A. Ever since Jesse Helms and the NEA, current U.S. artists have had to be aware of politics that impact their world and work. Art has been affected by politics since Ancient Greece, of course. I am very political, always have been.
Q. And there’s a question I almost left out, which you will adore (!) and will be educational for me: what’s the secret of interviewing people?
A. Oh, gosh, it varies with the person being interviewed and what kinds of things you want to find out. How long the story will be, all of that. But an interview is a conversation, I think. Not a meandering one, except at the start, when you are getting your bearings and establishing a level of trust, but one with a purpose. Had we actually been speaking one on one, I would have expected you to ask me, above, what I saw at MOA Boston that I liked. And I would have said there was an amazing visiting Hokusai exhibition that took up several galleries and that the van Gogh paintings were thrilling. You’d have had to make a choice there and let’s say you went with van Gogh instead of Japanese art. We would have kicked that around for a bit, you telling me he is an influence on your own work, etc., and that would have led to my confessing a love of abstraction. Eventually I might have said that looking at Mark Knudsen’s paintings, and at Francis Zimbeaux’s patiently over time has given me an appreciation of representation that surprised me. Surprises me still. I might have added that my interest was fueled by the British landscape show at UMFA in 2015, and we would have gone from there. I try to ask unusual questions, to spark off something unexpected, though, in order to get interesting answers.
My favorite interview, since you didn’t ask, was with Lee Deffebach.

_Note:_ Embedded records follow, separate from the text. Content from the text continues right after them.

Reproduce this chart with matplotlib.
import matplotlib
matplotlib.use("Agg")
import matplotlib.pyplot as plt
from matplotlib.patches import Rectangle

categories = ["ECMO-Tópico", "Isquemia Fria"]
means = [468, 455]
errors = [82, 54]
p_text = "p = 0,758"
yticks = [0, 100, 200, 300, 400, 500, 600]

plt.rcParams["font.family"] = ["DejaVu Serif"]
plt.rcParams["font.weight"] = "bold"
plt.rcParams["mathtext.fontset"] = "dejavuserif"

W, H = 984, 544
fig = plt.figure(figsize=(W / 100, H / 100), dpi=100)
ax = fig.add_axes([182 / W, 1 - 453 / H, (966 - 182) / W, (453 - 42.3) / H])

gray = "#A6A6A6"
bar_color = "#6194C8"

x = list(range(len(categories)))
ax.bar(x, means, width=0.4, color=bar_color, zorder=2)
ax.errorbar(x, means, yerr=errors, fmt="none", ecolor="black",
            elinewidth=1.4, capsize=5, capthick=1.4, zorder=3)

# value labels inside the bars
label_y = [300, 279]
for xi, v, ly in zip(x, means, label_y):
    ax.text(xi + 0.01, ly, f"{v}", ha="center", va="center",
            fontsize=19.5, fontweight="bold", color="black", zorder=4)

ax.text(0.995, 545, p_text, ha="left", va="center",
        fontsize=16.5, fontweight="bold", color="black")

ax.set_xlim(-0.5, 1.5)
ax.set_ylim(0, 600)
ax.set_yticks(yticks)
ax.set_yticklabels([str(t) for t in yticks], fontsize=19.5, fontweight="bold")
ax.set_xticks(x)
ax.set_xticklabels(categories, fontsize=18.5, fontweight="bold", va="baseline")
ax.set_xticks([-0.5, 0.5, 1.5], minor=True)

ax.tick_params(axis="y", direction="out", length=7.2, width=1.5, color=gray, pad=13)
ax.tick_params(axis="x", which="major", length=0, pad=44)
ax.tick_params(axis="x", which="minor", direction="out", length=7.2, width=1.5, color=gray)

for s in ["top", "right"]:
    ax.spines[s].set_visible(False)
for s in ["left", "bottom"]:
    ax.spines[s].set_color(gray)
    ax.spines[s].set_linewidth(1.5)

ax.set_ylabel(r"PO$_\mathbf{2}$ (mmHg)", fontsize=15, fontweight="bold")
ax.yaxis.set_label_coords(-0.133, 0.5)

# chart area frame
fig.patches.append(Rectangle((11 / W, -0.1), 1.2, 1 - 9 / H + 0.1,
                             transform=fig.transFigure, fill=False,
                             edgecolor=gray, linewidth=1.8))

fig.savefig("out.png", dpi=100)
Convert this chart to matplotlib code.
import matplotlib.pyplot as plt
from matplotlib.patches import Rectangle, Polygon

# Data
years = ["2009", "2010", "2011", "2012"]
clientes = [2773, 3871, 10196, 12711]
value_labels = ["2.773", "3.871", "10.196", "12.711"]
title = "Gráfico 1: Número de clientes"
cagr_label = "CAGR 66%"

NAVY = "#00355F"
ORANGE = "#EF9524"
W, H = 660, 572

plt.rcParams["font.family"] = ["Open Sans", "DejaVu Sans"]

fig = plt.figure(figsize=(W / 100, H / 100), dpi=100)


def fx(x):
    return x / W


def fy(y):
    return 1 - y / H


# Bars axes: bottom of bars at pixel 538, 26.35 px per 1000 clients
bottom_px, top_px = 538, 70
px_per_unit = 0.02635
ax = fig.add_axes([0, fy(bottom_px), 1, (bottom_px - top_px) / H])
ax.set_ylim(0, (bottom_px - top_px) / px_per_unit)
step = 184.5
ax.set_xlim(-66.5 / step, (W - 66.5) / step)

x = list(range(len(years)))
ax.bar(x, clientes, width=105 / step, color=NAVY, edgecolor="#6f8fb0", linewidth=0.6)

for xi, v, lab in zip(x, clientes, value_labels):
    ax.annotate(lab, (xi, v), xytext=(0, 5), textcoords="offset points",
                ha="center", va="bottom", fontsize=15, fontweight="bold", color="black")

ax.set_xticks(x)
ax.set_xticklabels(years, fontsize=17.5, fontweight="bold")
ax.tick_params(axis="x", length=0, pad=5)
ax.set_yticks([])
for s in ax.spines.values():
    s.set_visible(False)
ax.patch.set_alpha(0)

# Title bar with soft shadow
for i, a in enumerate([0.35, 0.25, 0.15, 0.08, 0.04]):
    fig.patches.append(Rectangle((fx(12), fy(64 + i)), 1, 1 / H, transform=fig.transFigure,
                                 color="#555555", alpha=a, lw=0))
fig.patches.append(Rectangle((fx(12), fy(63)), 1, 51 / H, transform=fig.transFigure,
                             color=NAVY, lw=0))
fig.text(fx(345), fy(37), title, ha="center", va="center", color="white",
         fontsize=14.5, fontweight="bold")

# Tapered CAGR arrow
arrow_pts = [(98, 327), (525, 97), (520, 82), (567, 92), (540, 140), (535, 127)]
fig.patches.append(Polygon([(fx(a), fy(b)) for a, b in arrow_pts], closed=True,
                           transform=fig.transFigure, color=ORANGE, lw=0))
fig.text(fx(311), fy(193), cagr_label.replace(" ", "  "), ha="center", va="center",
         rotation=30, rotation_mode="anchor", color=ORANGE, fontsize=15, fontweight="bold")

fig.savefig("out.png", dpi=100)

It started like this: “I paint the paintings I do because I like to look at them. What more can you say? I like to just mess around with color, get a feeling and paint an emotion. I like to suggest things and let people see whatever they want. I don’t like to tell them anything or instruct anyone – just suggest. You can make a whole story out of that, can’t you?” She truly thought that was the end of the interview. I hadn’t even asked her a question yet. And I had a Sunday Tribune Arts cover to fill. Back when that was a lot of space. Fortunately, Sam Wilson dropped by, the wine came out, and shy Lee started to talk. To Sam. I was so relieved. And it was a good story.
Rebecca Pyle is a writer and an artist with work in dozens of art/literary journals, in the United States and also in journals (in the English language) in India and the United Kingdom and in France and Germany. She graduated from the university the Wizard of Oz adored, the University of Kansas, where she studied art and lit. See rebeccapyleartist.com.